Cyber Security for the Overworked, the Uninterested and the Innocent Spectator
Emma Osborn - 15 Oct 2018
Technology is always political…
…and cyber security is no exception. But when we’re buried by discussions about cyber war and international arguments about the misuse of data, how do we work out what it means for small businesses?
It means nothing… and everything.
The reason that large-scale cyber attacks are successful is usually down to a really small technological flaw… in a vast number of machines. We’re so reliant on technology that critical national infrastructure (power stations, water, gas, communications etc.) is one of the biggest recipients of government cyber security support and advice. They’re a strategic target. If the services aren’t available it would cause mass disruption.
The thing is, we’re now all so connected that it’s possible for hackers to cause widespread disruption without needing to hit the strategic targets. They can make a large number of us fairly miserable without needing to disrupt our electricity, water or broadband. They can create economic disruption without touching central government or the FTSE 100.
It’s because of this that NCSC, DCMS and the police, among others, are working quite hard to make us all more cyber aware. Cyber security is about making everybody less vulnerable in every role they have in life.
What do they suggest for small organisations? The Cyber Essentials Standard. It’s a list of the most basic things small organisations should be doing to stay secure. A minimum requirement for organisations bidding for some types of government funding.
It asks businesses to do 5 things:
This is where cyber security inadvertently becomes even more political. Why? Because the technology we use is so much about culture and circumstance.
Alongside the news about cyber security there’s a long-running conversation about the way our lives are changing… and the cyber security advice hasn’t caught up with millennials yet. It’s possibly an unforeseen consequence of the imbalanced demographics in cyber security, where most of the people I network with are men who are quite a bit older than me.
The problem with this isn’t that government has failed to secure our avocado toast – there’s advice on what extra things we should do if we’re using free café WiFi to work (it’s worth following, because there’s all sorts of badness in free networks… you just need a firewall on your phone or laptop and to do a little bit of configuration). The advice on the NCSC website is pretty user friendly, but actually gaining accreditation is harder… and it’s not just about time, there are hidden costs.
Device firewalls are easy. However, talking to the accreditation bodies, this isn't a perfect solution. What they’re ideally looking for is a firewall in the networks we use, creating a boundary between your business and the Internet. This isn’t just at the office, if the business is run from a home or allows home-working then there should be a boundary there too. It’s still not that onerous, but it does assume that you have one household under each roof.
The number of new businesses is rising, at the same time that the proportion of working age people living in shared rented accommodation (often with people they don’t know) is rising. Extremely high business rates are also pushing greater numbers of businesses into home-working or shared innovation spaces.

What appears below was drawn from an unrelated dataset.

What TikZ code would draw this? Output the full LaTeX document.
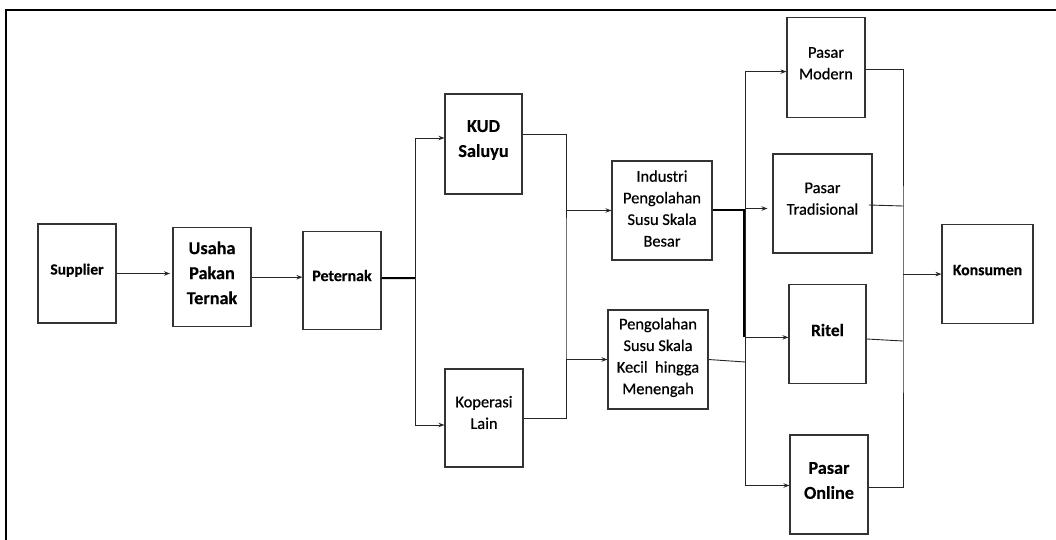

Adding security might not cost much. Living and working in a space where the broadband router is mine to secure? In Oxford that would cost me about £12,000 extra per year. Over the past 5 years I’ve been spending a staggering 50-60% of my income on rent, so for many this hidden cost is unaffordable.
It’s fairly easy to stop employees from accessing things that they shouldn’t and to spend an afternoon checking that nobody has too much power… even business owners can click on the wrong thing after all!
The problem is the GDPR and the number of free services we use where the service provider doesn’t think our data should be private from them. These services probably have more security than the business can manage alone, but if the supplier puts conditions on our ability to control access, then being secure comes at a cost.
People who start businesses don’t start with big budgets. In fact, with the growth of the gig economy I suspect that there’s a relatively large proportion of new business owners who will barely be scraping minimum wage.
But updates are free?
Only if you have a phone, tablet or PC operating system that is still being supported by its manufacturer.
Often, needing updates means replacing a perfectly functional device with a new one. When you do, manufacturers often only offer a couple of years of updates, from the date that they released the phone. That excludes you from cheap contracts with older models (the contract is often longer than the amount of time you’ll get updates) and manufacturers are bad about providing information about anything other than their flagship phones.
Doing something free might cost you upwards of £600 up-front, or £300 per year.
So the advice we give is political too. It’s not easy for everybody to achieve and there are some significant hidden costs before we even think about the cost of peoples' time.
Everything you do will reduce a bit of your risk. Some things are free. Some things are easy to do. You’re not expected to be perfect from day one. Better is better than nothing.